Against this backdrop, Stanley stood before the House of Representatives and delivered a scolding sermon against political opportunism.
“You can raise more money when people are divided and sure that the other group is out to get them.”
“Division creates complexity, complexity creates inefficiency, and inefficiency creates uncertainty,” Stanley said. “Uncertainty drives people to their what’s-in-it-for-me corners. Now, unfortunately, in your world there are advantages to division. You can raise more money when things are divided. … You can raise more money when people are divided and sure that the other group is out to get them. Politically speaking, fear of the other party is an asset. Division makes it easy to demonize and mischaracterize the other folks, so unfortunately, we’re used to fear and demonization, and disunity is to your advantage.”
Stanley called legislators to a better way. “What if we as a state decided we’re not gonna do that anymore?
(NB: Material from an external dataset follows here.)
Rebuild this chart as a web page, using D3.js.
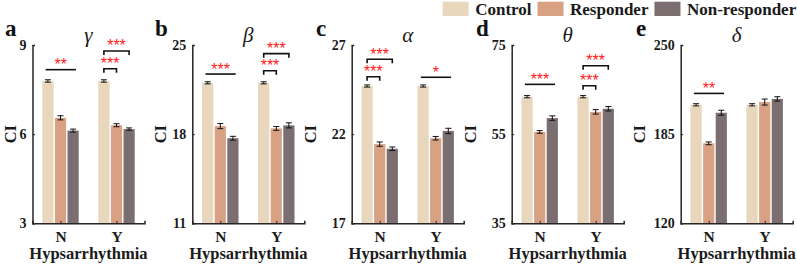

And you could decide that because unity is a decision.”
Then he warned: “To those of you who pander to and foster division, you are terrible leaders, and let me tell you why. … If you need an enemy in order to lead, you’re a poor leader.”
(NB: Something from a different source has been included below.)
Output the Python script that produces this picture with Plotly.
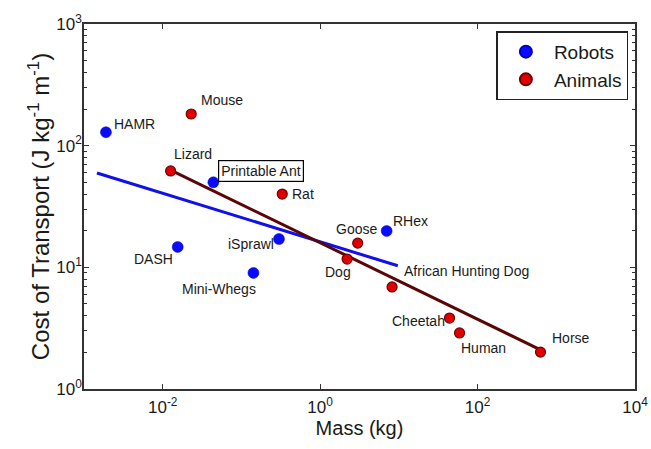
import numpy as np
import plotly.graph_objects as go

# ---- data ----
robot_names = ["HAMR", "Printable Ant", "DASH", "iSprawl", "Mini-Whegs", "RHex"]
robot_mass = [0.0019, 0.044, 0.0155, 0.30, 0.142, 7.0]
robot_cot = [129, 50, 14.7, 17.1, 9.0, 19.9]

animal_names = ["Mouse", "Lizard", "Rat", "Goose", "Dog", "African Hunting Dog",
                "Cheetah", "Human", "Horse"]
animal_mass = [0.023, 0.0126, 0.33, 3.0, 2.2, 8.2, 44, 59, 630]
animal_cot = [182, 62, 40, 15.8, 11.7, 6.9, 3.83, 2.89, 2.01]

robot_fit_mass = [0.00146, 9.7]
robot_fit_cot = [59.6, 10.3]
animal_fit_mass = [0.0126, 630]
animal_fit_cot = [63, 2.1]

x_tick_vals = [1e-2, 1, 1e2, 1e4]
x_tick_text = ["10<sup>-2</sup>", "10<sup>0</sup>", "10<sup>2</sup>", "10<sup>4</sup>"]
y_tick_vals = [1, 10, 100, 1000]
y_tick_text = ["10<sup>0</sup>", "10<sup>1</sup>", "10<sup>2</sup>", "10<sup>3</sup>"]
y_minor_vals = [m * d for d in [1, 10, 100] for m in range(2, 10)]

# label placement (style): xanchor, xshift, yshift
robot_label_style = {
    "HAMR": ("left", 6, 8),
    "Printable Ant": ("left", 5, 11),
    "DASH": ("right", -3, -12),
    "iSprawl": ("right", -3, -5),
    "Mini-Whegs": ("right", 5, -16),
    "RHex": ("left", 4, 10),
}
animal_label_style = {
    "Mouse": ("left", 8, 14),
    "Lizard": ("left", 1, 17),
    "Rat": ("left", 8, 0),
    "Goose": ("center", -1, 14),
    "Dog": ("right", 6, -13),
    "African Hunting Dog": ("left", 10, 16),
    "Cheetah": ("right", -3, -3),
    "Human": ("left", -1, -15),
    "Horse": ("left", 10, 14),
}

FONT = "Liberation Sans, Arial, sans-serif"

fig = go.Figure()
fig.add_trace(go.Scatter(x=robot_fit_mass, y=robot_fit_cot, mode="lines",
                         line=dict(color="#1010e8", width=3), showlegend=False,
                         hoverinfo="skip"))
fig.add_trace(go.Scatter(x=animal_fit_mass, y=animal_fit_cot, mode="lines",
                         line=dict(color="#5a0606", width=3), showlegend=False,
                         hoverinfo="skip"))
fig.add_trace(go.Scatter(x=robot_mass, y=robot_cot, mode="markers", name="Robots",
                         marker=dict(color="#0a0aff", size=11,
                                     line=dict(color="#0000c0", width=0.5))))
fig.add_trace(go.Scatter(x=animal_mass, y=animal_cot, mode="markers", name="Animals",
                         marker=dict(color="#e00000", size=10,
                                     line=dict(color="#700000", width=1.2))))

annotations = []
for names, xs, ys, style in [(robot_names, robot_mass, robot_cot, robot_label_style),
                             (animal_names, animal_mass, animal_cot, animal_label_style)]:
    for n, xv, yv in zip(names, xs, ys):
        xa, dx, dy = style[n]
        a = dict(x=np.log10(xv), y=np.log10(yv), text=n, showarrow=False,
                 xanchor=xa, yanchor="middle", xshift=dx, yshift=dy,
                 font=dict(family=FONT, size=14, color="#1a1a1a"))
        if n == "Printable Ant":
            a.update(bordercolor="black", borderwidth=1.2, borderpad=2,
                     bgcolor="white")
        annotations.append(a)

axis_common = dict(type="log", showline=True, linecolor="#333", linewidth=1.5,
                   mirror="allticks", ticks="inside", ticklen=5, tickcolor="#333",
                   showgrid=False, zeroline=False, automargin=False,
                   tickfont=dict(family=FONT, size=17, color="#1a1a1a"))

fig.update_layout(
    width=651, height=449,
    margin=dict(l=84, r=16, t=24, b=60),
    paper_bgcolor="white", plot_bgcolor="white",
    annotations=annotations,
    legend=dict(x=0.988, y=0.98, xanchor="right", yanchor="top",
                bordercolor="#222", borderwidth=1.5, bgcolor="white",
                font=dict(family=FONT, size=19, color="#1a1a1a"),
                itemwidth=46, itemsizing="constant"),
    xaxis=dict(axis_common, range=[-3, 4], tickvals=x_tick_vals, ticktext=x_tick_text,
               ticklabelstandoff=2,
               title=dict(text="Mass (kg)", standoff=2,
                          font=dict(family=FONT, size=20, color="#1a1a1a"))),
    yaxis=dict(axis_common, range=[0, 3], tickvals=y_tick_vals, ticktext=y_tick_text,
               ticklabelstandoff=-3,
               minor=dict(tickvals=y_minor_vals, ticks="inside", ticklen=3,
                          tickcolor="#333"),
               title=dict(text="Cost of Transport (J kg<sup>-1</sup> m<sup>-1</sup>)",
                          standoff=0,
                          font=dict(family=FONT, size=24, color="#1a1a1a"))),
)

fig.write_html("out.html", config={"displayModeBar": False},
               post_script="document.documentElement.style.margin='0';"
                           "document.body.style.margin='0';"
                           "document.body.style.overflow='hidden';")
Being a pastor, he is obligated to speak a word for Jesus, Stanley said. “This is something I learned from Jesus … Jesus says this is important: Just because somebody considers you their enemy, you do not have to return the favor. Just because somebody considers you their enemy, you do not have to take your cues from your enemies and call them or treat them like an enemy.”
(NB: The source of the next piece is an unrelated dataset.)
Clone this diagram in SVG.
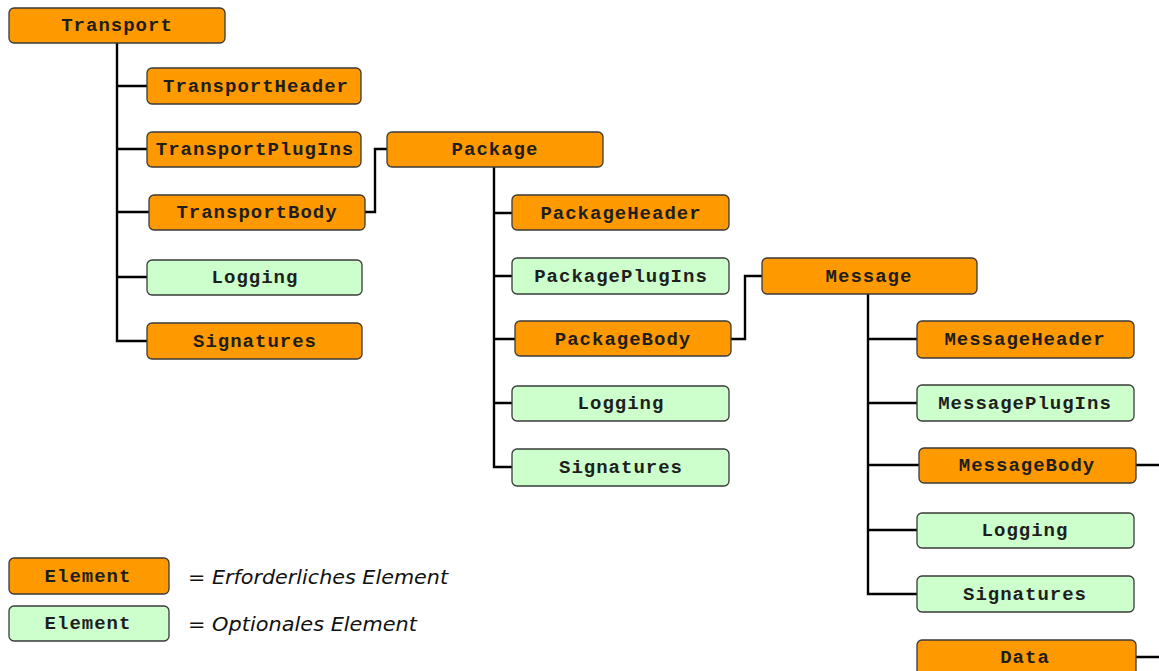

“If you need an enemy in order to lead, you’re a poor leader.”
He called on legislators to avoid a trait called “fundamental attribution error,” which he defined as “when I ascribe to you and to your behavior character issues but when I do the same thing, I justify what I’m doing based on the fact that there were circumstantial issues.”
This leads to blanket assessments of the other side, he explained. “It sounds like this: The corrupt Democrats and the racist Republicans.”
Yet the legislators know this isn’t true, he continued. “What if in the state of Georgia we just stop using that language?”
The truth is that people with different viewpoints respond differently, not that everyone on their other side has a character flaw, Stanley said.
He urged the politicians: “When someone with a microphone starts ginning up the crowd with all that crap, you know, don’t clap, don’t say amen, don’t get caught up in it, don’t approve of divide-them-up-and-keep-them-scared leadership. Just walk out. And better than walk out, walk toward the middle because the middle is where the problems are solved. You know that the messy middle is where the problems are solved but to walk toward the messy middle, we all have to get out of our Republican and Democrat bucket … and that’s not popular.”
In case the legislators think a pastor couldn’t possibly understand the political realities of the day, Stanley reminded them that one location of his congregation meets in heavily conservative Forsyth County and another meets in the more liberal Atlanta suburb of Decatur.
“I understand this,” he said. “It’s like two different countries.”
Yet success — making Georgia “amazing” — will only happen in the middle, Stanley emphasized.
“Do you love the state of Georgia more than you love your party? If not, maybe you should do something else.”
“I understand, but not as well as you do, it is hard to raise money in the middle. It’s hard to get people angry enough to vote in the middle. It’s hard to get people to turn out and vote if you’ve not made them afraid of their enemy. … It’s hard to do what you do if you don’t play this silly game, and I just wish we would stop with, ‘Oh no, we’re losing, we’re losing, we’re losing.’”
In politics, Stanley said, “the goal is to always appear as if you’re losing but not to actually lose. What a terrible way to lead. What if we just stop with all that and when we catch each other doing that, we call each other out.
Sitting in political rallies where such divisive rhetoric is used, he challenged partisans to say, “Even though I’m in your party, even though I’ll probably vote for you, I’m not buying it and I’m not going to respect it by clapping for it.”
Taking such a stand “requires a lot of personal maturity and personal security. To lead from the middle, it will require you to love our state more than you love your party. Do you love the state of Georgia more than you love your party? If not, maybe you should do something else.”